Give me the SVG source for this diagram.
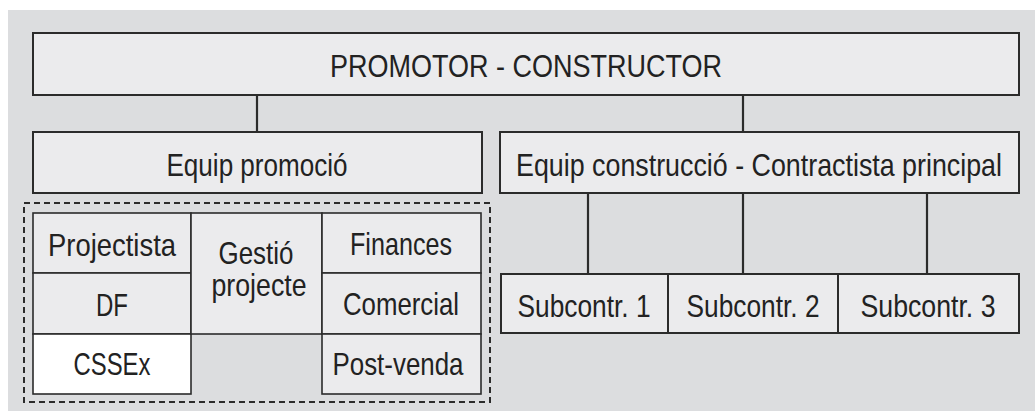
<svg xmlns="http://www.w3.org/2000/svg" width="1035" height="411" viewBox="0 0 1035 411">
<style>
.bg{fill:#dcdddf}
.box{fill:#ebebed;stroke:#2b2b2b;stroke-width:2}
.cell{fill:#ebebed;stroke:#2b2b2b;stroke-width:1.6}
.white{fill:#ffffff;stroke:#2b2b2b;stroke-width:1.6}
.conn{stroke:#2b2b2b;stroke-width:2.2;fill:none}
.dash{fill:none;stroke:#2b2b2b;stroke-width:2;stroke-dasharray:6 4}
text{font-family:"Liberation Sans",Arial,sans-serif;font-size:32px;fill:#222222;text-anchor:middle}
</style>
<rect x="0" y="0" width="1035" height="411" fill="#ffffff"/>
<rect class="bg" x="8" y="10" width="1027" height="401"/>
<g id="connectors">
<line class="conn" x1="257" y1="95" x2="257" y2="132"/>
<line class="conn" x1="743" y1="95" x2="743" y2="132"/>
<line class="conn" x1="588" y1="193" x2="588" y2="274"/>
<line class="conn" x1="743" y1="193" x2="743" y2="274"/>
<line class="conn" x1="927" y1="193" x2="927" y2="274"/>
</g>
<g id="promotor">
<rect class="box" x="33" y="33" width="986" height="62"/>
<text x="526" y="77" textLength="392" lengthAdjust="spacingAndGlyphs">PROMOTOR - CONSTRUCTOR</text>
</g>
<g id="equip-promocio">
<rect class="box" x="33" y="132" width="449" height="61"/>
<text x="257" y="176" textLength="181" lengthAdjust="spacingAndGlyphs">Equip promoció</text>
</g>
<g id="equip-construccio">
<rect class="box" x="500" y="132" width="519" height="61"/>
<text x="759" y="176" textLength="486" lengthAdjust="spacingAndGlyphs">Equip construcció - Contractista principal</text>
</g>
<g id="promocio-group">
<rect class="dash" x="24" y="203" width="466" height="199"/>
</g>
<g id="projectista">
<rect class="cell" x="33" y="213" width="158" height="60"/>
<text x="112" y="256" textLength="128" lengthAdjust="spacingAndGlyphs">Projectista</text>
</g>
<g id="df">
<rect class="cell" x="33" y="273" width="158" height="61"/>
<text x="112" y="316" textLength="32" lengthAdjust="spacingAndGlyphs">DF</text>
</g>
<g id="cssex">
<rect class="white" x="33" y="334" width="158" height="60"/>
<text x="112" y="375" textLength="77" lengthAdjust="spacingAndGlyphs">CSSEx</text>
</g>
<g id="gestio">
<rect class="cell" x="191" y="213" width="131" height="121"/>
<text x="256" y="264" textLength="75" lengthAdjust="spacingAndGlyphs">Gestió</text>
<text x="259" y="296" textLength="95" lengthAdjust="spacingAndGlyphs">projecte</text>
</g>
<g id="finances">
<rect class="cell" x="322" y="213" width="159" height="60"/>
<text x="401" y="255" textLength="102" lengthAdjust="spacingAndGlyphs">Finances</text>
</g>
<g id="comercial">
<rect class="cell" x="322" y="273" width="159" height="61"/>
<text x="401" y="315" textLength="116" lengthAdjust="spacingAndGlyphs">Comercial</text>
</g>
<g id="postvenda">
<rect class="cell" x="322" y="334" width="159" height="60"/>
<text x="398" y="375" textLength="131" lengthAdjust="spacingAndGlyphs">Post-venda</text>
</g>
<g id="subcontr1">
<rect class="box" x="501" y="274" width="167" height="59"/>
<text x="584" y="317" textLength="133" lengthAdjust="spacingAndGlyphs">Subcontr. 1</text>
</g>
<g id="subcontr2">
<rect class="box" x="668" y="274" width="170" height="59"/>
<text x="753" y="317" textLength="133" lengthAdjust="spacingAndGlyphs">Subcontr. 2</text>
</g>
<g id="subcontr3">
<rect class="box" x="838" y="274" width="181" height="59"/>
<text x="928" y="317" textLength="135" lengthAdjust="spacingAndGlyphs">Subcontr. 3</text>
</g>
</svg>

○ ○ ○ ○ ○ ○ ○

Problem :: Retype the whole listing exactly and leave the pictures out.

The response ::
Give me the SVG source for this diagram.
<svg xmlns="http://www.w3.org/2000/svg" width="1035" height="411" viewBox="0 0 1035 411">
<style>
.bg{fill:#dcdddf}
.box{fill:#ebebed;stroke:#2b2b2b;stroke-width:2}
.cell{fill:#ebebed;stroke:#2b2b2b;stroke-width:1.6}
.white{fill:#ffffff;stroke:#2b2b2b;stroke-width:1.6}
.conn{stroke:#2b2b2b;stroke-width:2.2;fill:none}
.dash{fill:none;stroke:#2b2b2b;stroke-width:2;stroke-dasharray:6 4}
text{font-family:"Liberation Sans",Arial,sans-serif;font-size:32px;fill:#222222;text-anchor:middle}
</style>
<rect x="0" y="0" width="1035" height="411" fill="#ffffff"/>
<rect class="bg" x="8" y="10" width="1027" height="401"/>
<g id="connectors">
<line class="conn" x1="257" y1="95" x2="257" y2="132"/>
<line class="conn" x1="743" y1="95" x2="743" y2="132"/>
<line class="conn" x1="588" y1="193" x2="588" y2="274"/>
<line class="conn" x1="743" y1="193" x2="743" y2="274"/>
<line class="conn" x1="927" y1="193" x2="927" y2="274"/>
</g>
<g id="promotor">
<rect class="box" x="33" y="33" width="986" height="62"/>
<text x="526" y="77" textLength="392" lengthAdjust="spacingAndGlyphs">PROMOTOR - CONSTRUCTOR</text>
</g>
<g id="equip-promocio">
<rect class="box" x="33" y="132" width="449" height="61"/>
<text x="257" y="176" textLength="181" lengthAdjust="spacingAndGlyphs">Equip promoció</text>
</g>
<g id="equip-construccio">
<rect class="box" x="500" y="132" width="519" height="61"/>
<text x="759" y="176" textLength="486" lengthAdjust="spacingAndGlyphs">Equip construcció - Contractista principal</text>
</g>
<g id="promocio-group">
<rect class="dash" x="24" y="203" width="466" height="199"/>
</g>
<g id="projectista">
<rect class="cell" x="33" y="213" width="158" height="60"/>
<text x="112" y="256" textLength="128" lengthAdjust="spacingAndGlyphs">Projectista</text>
</g>
<g id="df">
<rect class="cell" x="33" y="273" width="158" height="61"/>
<text x="112" y="316" textLength="32" lengthAdjust="spacingAndGlyphs">DF</text>
</g>
<g id="cssex">
<rect class="white" x="33" y="334" width="158" height="60"/>
<text x="112" y="375" textLength="77" lengthAdjust="spacingAndGlyphs">CSSEx</text>
</g>
<g id="gestio">
<rect class="cell" x="191" y="213" width="131" height="121"/>
<text x="256" y="264" textLength="75" lengthAdjust="spacingAndGlyphs">Gestió</text>
<text x="259" y="296" textLength="95" lengthAdjust="spacingAndGlyphs">projecte</text>
</g>
<g id="finances">
<rect class="cell" x="322" y="213" width="159" height="60"/>
<text x="401" y="255" textLength="102" lengthAdjust="spacingAndGlyphs">Finances</text>
</g>
<g id="comercial">
<rect class="cell" x="322" y="273" width="159" height="61"/>
<text x="401" y="315" textLength="116" lengthAdjust="spacingAndGlyphs">Comercial</text>
</g>
<g id="postvenda">
<rect class="cell" x="322" y="334" width="159" height="60"/>
<text x="398" y="375" textLength="131" lengthAdjust="spacingAndGlyphs">Post-venda</text>
</g>
<g id="subcontr1">
<rect class="box" x="501" y="274" width="167" height="59"/>
<text x="584" y="317" textLength="133" lengthAdjust="spacingAndGlyphs">Subcontr. 1</text>
</g>
<g id="subcontr2">
<rect class="box" x="668" y="274" width="170" height="59"/>
<text x="753" y="317" textLength="133" lengthAdjust="spacingAndGlyphs">Subcontr. 2</text>
</g>
<g id="subcontr3">
<rect class="box" x="838" y="274" width="181" height="59"/>
<text x="928" y="317" textLength="135" lengthAdjust="spacingAndGlyphs">Subcontr. 3</text>
</g>
</svg>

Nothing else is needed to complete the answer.